AngkorThe road was fine, passing countless little concrete stalls, petrol stations, concrete houses on tall concrete stilts, rice paddies, lines of motorcycles, people doing business, piles of garbage, sign proclaiming AMAZING WEDDINGS!—the time flew by and there was always something to see.

Finally we arrived in Siem Reap, and thence to the Khmer Mansion Residence. The hotel is only a year old, the upmarket feel only spoiled by the fact that it is very much a highly detailed concrete shell—concrete is everywhere, down to the built-in bedside tables and the sculpted decorations. Concrete doesn’t wear well and it looked chipped and stained and was in some cases drawn upon. The staff are young  and attentive however, and a woman named Chorvee welcomed us in her excellent English. We booked a sunrise trip to Angkor and a restaurant for dinner, then had a drink by the central pool.
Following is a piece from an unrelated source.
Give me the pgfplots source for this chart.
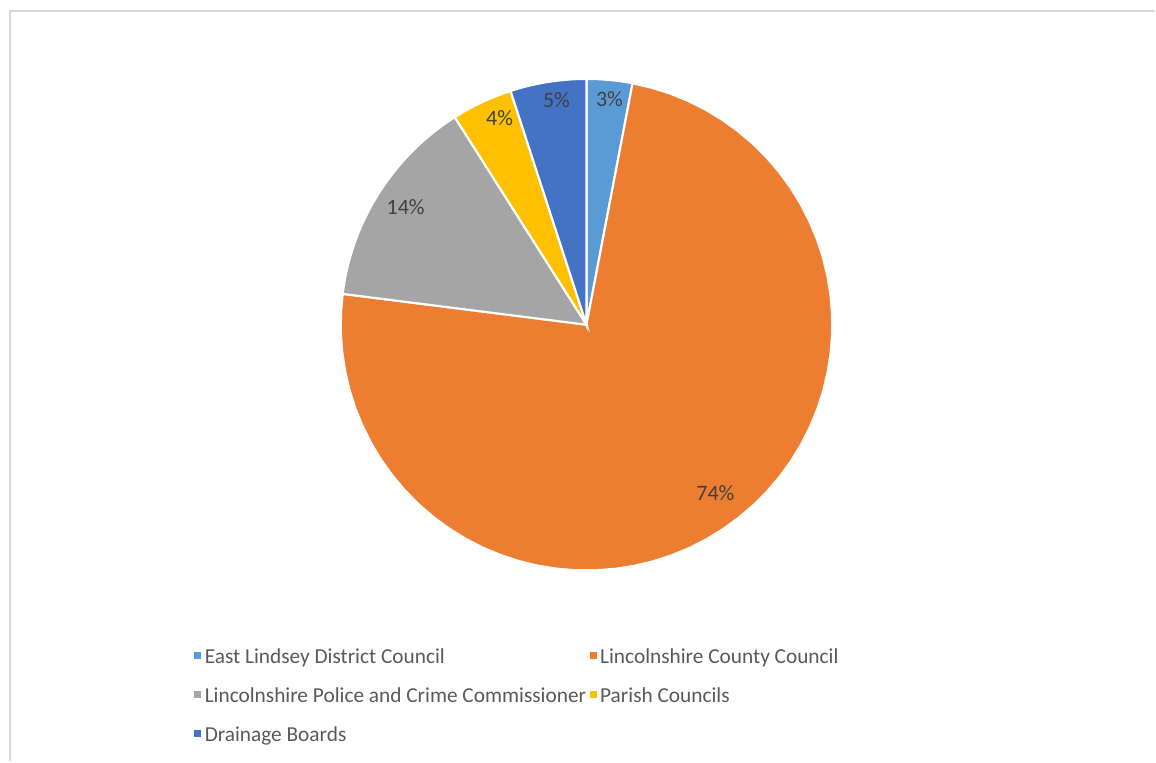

After a short rest, we got a tuk tuk for the short 2km ride into the centre of nightlife—well, tourist night life—in an area around ‘Pub Street’. Like Hoi An in Vietnam, this little area of streets and alleys is closed to traffic and caters mostly to tourists. We had a good dinner at a restaurant called Khmer Kitchen (I had a pork mince with vegetables and rice, washed down with Angkor beer). A little place nearby sold banana gelato for desert. We wandered for a bit along the brightly neon-lit streets, lined with bars and restaurants and shops and packed with people, then grabbed a tuk tuk back to the hotel to get an early night.